23 de outubro de 2003

Viagem à Tailândia - Part 1

O Silvino telefonou-me a perguntar se eu queria ir à Tailândia. Fiquei tão baralhado com o convite como ele. Numa conversa entrecortada de gaguejos e explicações, disse-me que estava a pensar ir à Tailândia para o mês que vem; que tinha lá um amigo que tinha um hotel; que arranjava alojamento gratuito; que eu e a Sónia só precisávamos de pagar o bilhete de avião e que ele até podia contribuir com "uma modesta participação".
Disse-lhe que nunca tinha ido à Tailândia. Achei bem começar por aí, sem nunca lhe revelar que não gosto de viagens intercontinentais e que actualmente não tenho vontade nenhuma de sair de casa a não ser de carro. Disse-lhe que não sabia se no mês que vem conseguiria libertar-me das minhas obrigações profissionais. Disse-lhe ainda que tinha de falar com a Sónia. Caso arrumado. Agora bastava evitar a próxima chamada do Silvino para não lhe dar hipótese de dizer "então já pensaste na nossa viagem à Tailândia?".
Perguntei à Sónia o que é que ela achava. Afinal mal conhecemos o Silvino. Encontramo-lo por acaso e nenhum dos projectos semiprofissionais que me foi propondo conheceu o menor esboço. Na realidade nunca percebi em que ramo ele trabalhava. "Vinhos", explicou-me no dia em que nos conhecemos, "tenho um sítio internet destinado aos produtores de vinho verde". Nunca justificou muito bem, mas eu também não pedi pormenores, porque é que o sítio incluía uma galeria erótica com fotos de mulheres bastante bonitas mas em topless. "Um dia fizemos umas fotografias da Miss Vinho Verde e depois tivemos a ideia de colocar mais fotos de belas raparigas da região demarcada", disse-me nesse primeiro almoço.
Agora recordo que me explicou também que algumas dessas fotos tinham sido tiradas na Tailândia, onde um amigo tem um "resort" de luxo.
O almoço com o Silvino foi estranho.
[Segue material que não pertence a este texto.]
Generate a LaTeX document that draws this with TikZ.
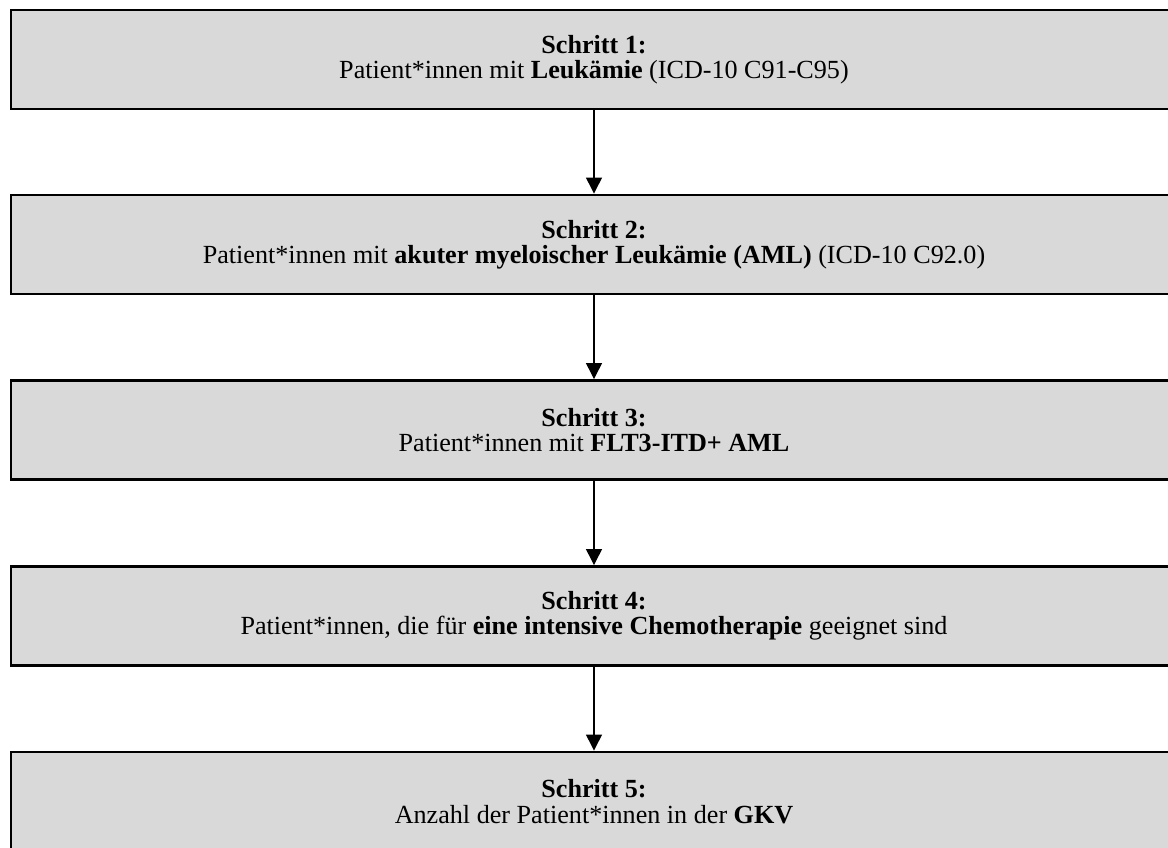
\documentclass[tikz,border=0pt]{standalone}
\usepackage{fontspec}
\setmainfont{Liberation Serif}
\usetikzlibrary{arrows.meta}
\tikzset{
	schrittbox/.style={draw=black,line width=2.2pt,fill={rgb,255:red,217;green,217;blue,217},minimum width=1166*0.75pt,minimum height=99*0.75pt,inner sep=0pt,align=center,font=\fontsize{19.6pt}{19pt}\selectfont},
	pfeil/.style={line width=1pt,-{Triangle[length=12pt,width=12pt]}}
}

\begin{document}
\begin{tikzpicture}[x=0.75pt,y=0.75pt,yscale=-1,xscale=1]
		\useasboundingbox (0,0) rectangle (1168,847);
		\node [schrittbox] (s1) at (594,59.5) {\textbf{Schritt 1:}\\Patient*innen mit \textbf{Leukämie} (ICD-10 C91-C95)};
		\node [schrittbox] (s2) at (594,244.5) {\textbf{Schritt 2:}\\Patient*innen mit \textbf{akuter myeloischer Leukämie (AML)} (ICD-10 C92.0)};
		\node [schrittbox] (s3) at (594,430) {\textbf{Schritt 3:}\\Patient*innen mit \textbf{FLT3-ITD+ AML}};
		\node [schrittbox] (s4) at (594,616) {\textbf{Schritt 4:}\\Patient*innen, die für \textbf{eine intensive Chemotherapie} geeignet sind};
		\node [schrittbox] (s5) at (594,801.5) {\textbf{Schritt 5:}\\Anzahl der Patient*innen in der \textbf{GKV}};

		\draw [pfeil] (s1) -- (s2);
		\draw [pfeil] (s2) -- (s3);
		\draw [pfeil] (s3) -- (s4);
		\draw [pfeil] (s4) -- (s5);
	\end{tikzpicture}
\end{document}
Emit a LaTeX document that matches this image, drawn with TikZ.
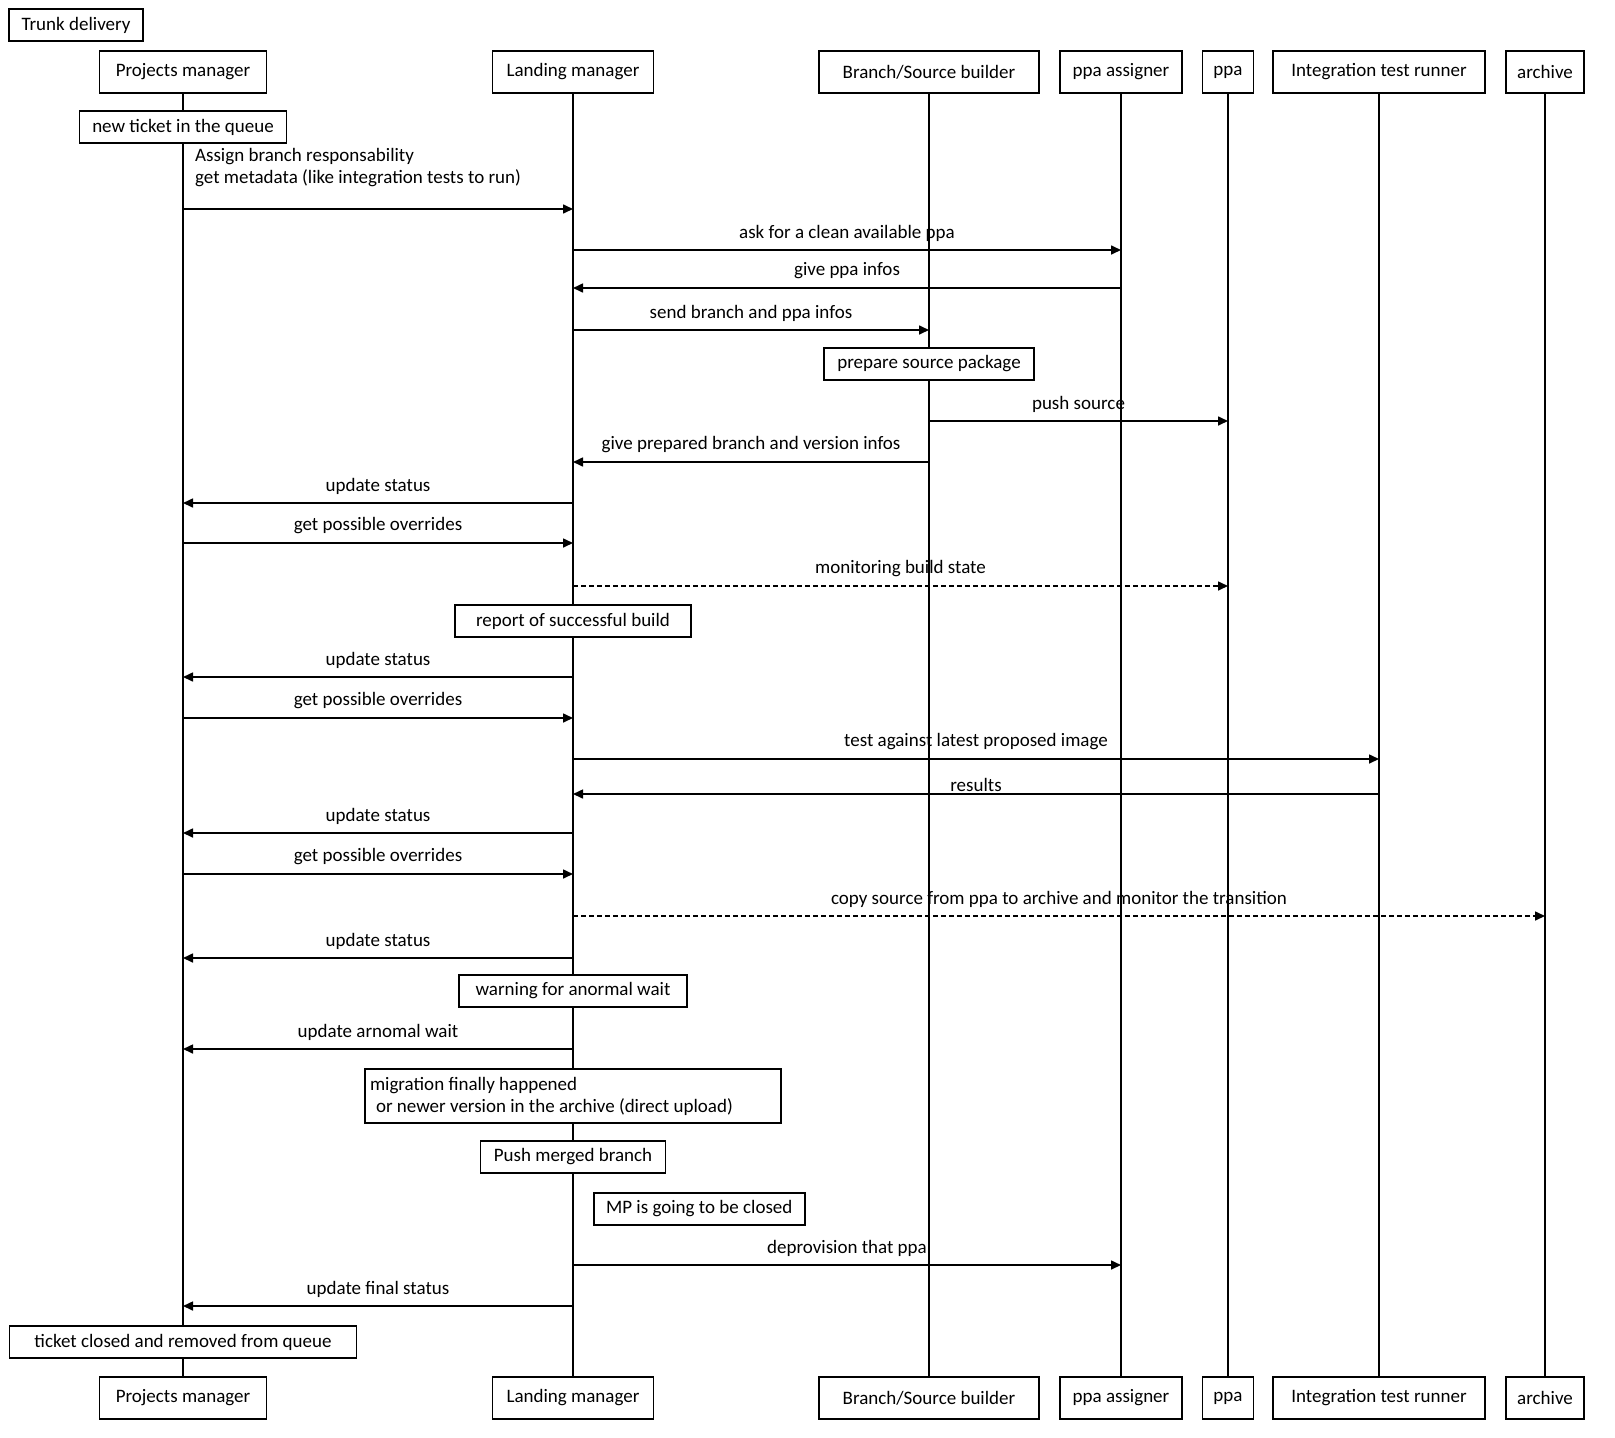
\documentclass[tikz,border=0pt]{standalone}
\usepackage{fontspec}
\setmainfont{Carlito}
\usepackage{tikz}
\usetikzlibrary{arrows.meta}
\usetikzlibrary{positioning}
\tikzset{
  actor/.style={draw, line width=1.5pt, fill=white, minimum height=42pt, inner sep=0pt},
  note/.style={draw, line width=1.5pt, fill=white, minimum height=32pt, inner sep=0pt},
  life/.style={line width=1.3pt},
  msg/.style={line width=1.6pt, -{Triangle[length=10pt,width=9pt]}},
  async/.style={msg, dash pattern=on 5pt off 3pt},
  lbl/.style={midway, yshift=17pt}}

\begin{document}
\begin{tikzpicture}[x=1pt, y=-1pt, every node/.style={font=\fontsize{19}{22}\selectfont}]
\useasboundingbox (0,0) rectangle (1615,1438);
\node[note, minimum width=134pt] (title) at (76,25) {Trunk delivery};
\node[actor, minimum width=167pt] (pmT) at (183,72) {Projects manager};
\node[actor, minimum width=161pt] (lmT) at (573,72) {Landing manager};
\node[actor, minimum width=220pt] (bsT) at (929,72) {Branch/Source builder};
\node[actor, minimum width=122pt] (paT) at (1121,72) {ppa assigner};
\node[actor, minimum width=51pt] (ppaT) at (1228,72) {ppa};
\node[actor, minimum width=212pt] (itrT) at (1379,72) {Integration test runner};
\node[actor, minimum width=78pt] (arT) at (1545,72) {archive};
\node[actor, minimum width=167pt] (pmB) at (183,1398) {Projects manager};
\node[actor, minimum width=161pt] (lmB) at (573,1398) {Landing manager};
\node[actor, minimum width=220pt] (bsB) at (929,1398) {Branch/Source builder};
\node[actor, minimum width=122pt] (paB) at (1121,1398) {ppa assigner};
\node[actor, minimum width=51pt] (ppaB) at (1228,1398) {ppa};
\node[actor, minimum width=212pt] (itrB) at (1379,1398) {Integration test runner};
\node[actor, minimum width=78pt] (arB) at (1545,1398) {archive};
\draw[life] (pmT) -- (pmB);
\draw[life] (lmT) -- (lmB);
\draw[life] (bsT) -- (bsB);
\draw[life] (paT) -- (paB);
\draw[life] (ppaT) -- (ppaB);
\draw[life] (itrT) -- (itrB);
\draw[life] (arT) -- (arB);

\node[note, minimum width=207pt] (ticket) at (pmT |- 0,127) {new ticket in the queue};
\node[note, minimum width=210pt] (prepare) at (bsT |- 0,364) {prepare source package};
\node[note, minimum width=236pt] (report) at (lmT |- 0,621) {report of successful build};
\node[note, minimum width=228pt] (warning) at (lmT |- 0,991) {warning for anormal wait};
\node[note, text width=406pt, inner xsep=5pt, minimum height=54pt, align=flush left] (migration) at (lmT |- 0,1096)
  {migration finally happened\\\hspace{6pt}or newer version in the archive (direct upload)};
\node[note, minimum width=185pt] (push) at (lmT |- 0,1157) {Push merged branch};
\node[note, minimum width=211pt, anchor=west, xshift=20pt] (mp) at (lmT |- 0,1209) {MP is going to be closed};
\node[note, minimum width=347pt] (closed) at (pmT |- 0,1342) {ticket closed and removed from queue};

\draw[msg] (pmT |- 0,209) -- (lmT |- 0,209)
  node[pos=0, anchor=south west, align=left, xshift=8pt, yshift=18pt]
  {Assign branch responsability\\get metadata (like integration tests to run)};
\draw[msg] (lmT |- 0,250) -- node[lbl] {ask for a clean available ppa} (paT |- 0,250);
\draw[msg] (paT |- 0,288) -- node[lbl] {give ppa infos} (lmT |- 0,288);
\draw[msg] (lmT |- 0,330) -- node[lbl] {send branch and ppa infos} (bsT |- 0,330);
\draw[msg] (bsT |- 0,421) -- node[lbl] {push source} (ppaT |- 0,421);
\draw[msg] (bsT |- 0,462) -- node[lbl] {give prepared branch and version infos} (lmT |- 0,462);
\draw[msg] (lmT |- 0,503) -- node[lbl] {update status} (pmT |- 0,503);
\draw[msg] (pmT |- 0,543) -- node[lbl] {get possible overrides} (lmT |- 0,543);
\draw[async] (lmT |- 0,586) -- node[lbl] {monitoring build state} (ppaT |- 0,586);
\draw[msg] (lmT |- 0,677) -- node[lbl] {update status} (pmT |- 0,677);
\draw[msg] (pmT |- 0,718) -- node[lbl] {get possible overrides} (lmT |- 0,718);
\draw[msg] (lmT |- 0,759) -- node[lbl] {test against latest proposed image} (itrT |- 0,759);
\draw[msg] (itrT |- 0,794) -- node[lbl, yshift=-8pt] {results} (lmT |- 0,794);
\draw[msg] (lmT |- 0,833) -- node[lbl] {update status} (pmT |- 0,833);
\draw[msg] (pmT |- 0,874) -- node[lbl] {get possible overrides} (lmT |- 0,874);
\draw[async] (lmT |- 0,916) -- node[lbl] {copy source from ppa to archive and monitor the transition} (arT |- 0,916);
\draw[msg] (lmT |- 0,958) -- node[lbl] {update status} (pmT |- 0,958);
\draw[msg] (lmT |- 0,1049) -- node[lbl] {update arnomal wait} (pmT |- 0,1049);
\draw[msg] (lmT |- 0,1265) -- node[lbl] {deprovision that ppa} (paT |- 0,1265);
\draw[msg] (lmT |- 0,1306) -- node[lbl] {update final status} (pmT |- 0,1306);
\end{tikzpicture}
\end{document}
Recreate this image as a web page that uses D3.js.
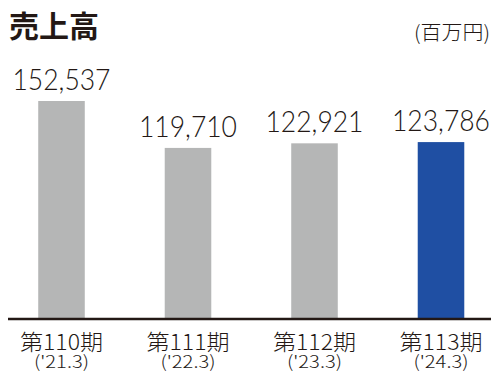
<!DOCTYPE html>
<html>
<head>
<meta charset="utf-8">
<script src="https://cdn.jsdelivr.net/npm/d3@7"></script>
<style>
  html, body { margin: 0; padding: 0; background: #fff; }
  svg { display: block; }
</style>
</head>
<body>
<svg id="chart" width="500" height="380"></svg>
<script>
const periods = ["第110期", "第111期", "第112期", "第113期"];
const dates = ["('21.3)", "('22.3)", "('23.3)", "('24.3)"];
const sales = [152537, 119710, 122921, 123786];
const title = "売上高";
const unit = "(百万円)";

const W = 500, H = 380;
const baseY = 319;
const svg = d3.select("#chart");
const ink = "#231815";
const cjk = "'Noto Sans CJK JP', 'Noto Sans', sans-serif";

const x = d3.scaleBand()
  .domain(periods)
  .range([-1.75, 504.25])
  .paddingInner(0.632)
  .paddingOuter(0.316);

const y = d3.scaleLinear()
  .domain([0, 152537])
  .range([baseY, 101]);

// bars
svg.append("g").selectAll("rect")
  .data(periods)
  .join("rect")
  .attr("x", d => x(d))
  .attr("width", x.bandwidth())
  .attr("y", (d, i) => y(sales[i]))
  .attr("height", (d, i) => baseY - y(sales[i]))
  .attr("fill", (d, i) => i === periods.length - 1 ? "#1f4fa3" : "#b5b6b6");

// value labels
svg.append("g").selectAll("text")
  .data(periods)
  .join("text")
  .attr("x", d => x(d) + x.bandwidth() / 2)
  .attr("y", (d, i) => y(sales[i]) - 11)
  .attr("text-anchor", "middle")
  .attr("font-family", "Lato, 'Noto Sans', sans-serif")
  .attr("font-weight", 300)
  .attr("font-size", 30)
  .attr("fill", ink)
  .attr("textLength", 98)
  .attr("lengthAdjust", "spacingAndGlyphs")
  .text((d, i) => d3.format(",")(sales[i]));

// baseline
svg.append("line")
  .attr("x1", 8).attr("x2", 491)
  .attr("y1", baseY).attr("y2", baseY)
  .attr("stroke", ink)
  .attr("stroke-width", 2.5);

// category labels (two lines in one text)
const cat = svg.append("g").selectAll("text")
  .data(periods)
  .join("text")
  .attr("text-anchor", "middle")
  .attr("font-family", cjk)
  .attr("font-weight", 300)
  .attr("fill", ink);
cat.append("tspan")
  .attr("x", d => x(d) + x.bandwidth() / 2)
  .attr("y", 350)
  .attr("font-size", 22)
  .attr("textLength", 83)
  .attr("lengthAdjust", "spacingAndGlyphs")
  .text(d => d);
cat.append("tspan")
  .attr("x", d => x(d) + x.bandwidth() / 2)
  .attr("y", 368)
  .attr("font-size", 17)
  .attr("textLength", 55)
  .attr("lengthAdjust", "spacingAndGlyphs")
  .text((d, i) => dates[i]);

// title
svg.append("text")
  .attr("x", 9).attr("y", 37)
  .attr("font-family", cjk)
  .attr("font-weight", "bold")
  .attr("font-size", 30)
  .attr("fill", ink)
  .text(title);

// unit
svg.append("text")
  .attr("x", 490).attr("y", 40)
  .attr("text-anchor", "end")
  .attr("font-family", cjk)
  .attr("font-weight", 300)
  .attr("font-size", 20)
  .attr("fill", ink)
  .attr("textLength", 76)
  .attr("lengthAdjust", "spacingAndGlyphs")
  .text(unit);
</script>
</body>
</html>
Chegou atrasado, com ar perturbado por qualquer coisa, como se tivesse acabado de ter um acidente de automóvel. Disse que gostava muito daquela pizzaria, mas que tinha tido algumas dificuldades para encontrar o caminho. Enquanto secava o suor que lhe invadia a testa, penteava para o cucuruto a madeixa única que disfarçava mal a calvície generalizada. Comemos rapidamente enquanto ele interrogava a Sónia: de onde vem, para onde vai, que estudou, que procura na vida, porque não faz fotografias de moda, não me diga que tão nova resolver deixar as passereles...
Com as pizzas suficientemente revolvidas nos pratos decidimos que era chegado o momento de sair do restaurante. Trocámos cartões de visita e prometemos que nos contactaríamos em breve. O Silvino insisitiu ainda que devíamos tratar-nos por tu e explicou porque é que conduzia um mísero Peugeot 206 a gasóleo: "é que assim é mais discreto". Por meias palavras deu a entender que tinha imenso dinheiro mas que as suas actividades económicas menos legais estariam em risco se se deslocasse num carro de rico. "Assim, a polícia quando me manda parar nem imagina que eu, às vezes, trago comigo milhares e milhares de euros nesta mala".